On April 29, 2019, Plaintiff Fox filed a putative class action in Illinois state court alleging BIPA violations premised on her former employer’s alleged failure to: (i) develop, publicly disclose and comply with a policy for the retention and destruction of biometric information pursuant to Section 15(a); (ii) obtain her informed consent prior to collecting her handprint in connection with its time-keeping system pursuant to 15(b); and (iii) obtain consent to disclose her biometric information to third parties pursuant to 15(d). Dakkota removed Fox’s suit to federal court, where it successfully obtained a dismissal of the Section 15(b) and (d) claims in light of a Seventh Circuit ruling that similar BIPA claims by unionized airline employees were preempted by the Labor Management Relations Act (“LMRA”)), given that Fox was represented by a union while Dakkota employed her. The Section 15(a) claim, however, was remanded to Illinois state court for want of Article III standing pursuant to the Bryant decision. Dakotta appealed this remand decision to the Seventh Circuit.

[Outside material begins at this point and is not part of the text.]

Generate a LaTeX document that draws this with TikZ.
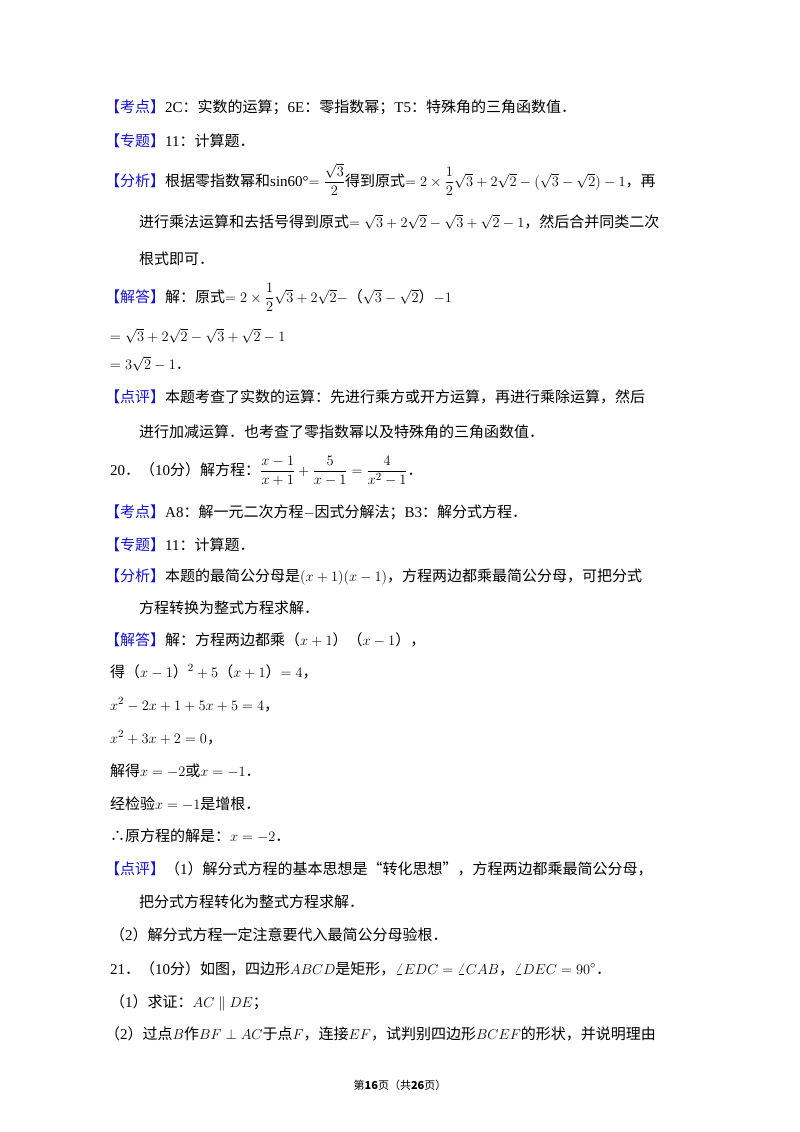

The Seventh Circuit’s Reversal

The Seventh Circuit reversed, concluding that the Section 15(a) claim alleged a sufficiently concrete and particularized injury-in-fact because, unlike the plaintiff in Bryant, Fox alleged that Dakkota not only failed to develop and publicly disclose a data collection policy, but also unlawfully retained her biometric information after she was no longer employed.[1] The Seventh Circuit explained that:

Just as section 15(b) expressly conditions lawful collection of biometric data on informed consent, section 15(a) expressly conditions lawful retention of biometric data on the continuation of the initial purpose for which the data was collected. . . . It follows that an unlawful retention of a person’s biometric data is as concrete and particularized an injury as an unlawful collection of a person’s biometric data.

Fox, at 15.

Implications

The Fox decision opens a path to federal court that was previously thought closed to employers defending Section 15(a) BIPA claims. Indeed, it may provide employers with the option of removing such claims to federal district court where they can seek to leverage several employer-friendly BIPA decisions (including potential LMRA preemption with respect to unionized employees) and an arguably more stringent class certification analysis under Federal Rule of Civil Procedure 23.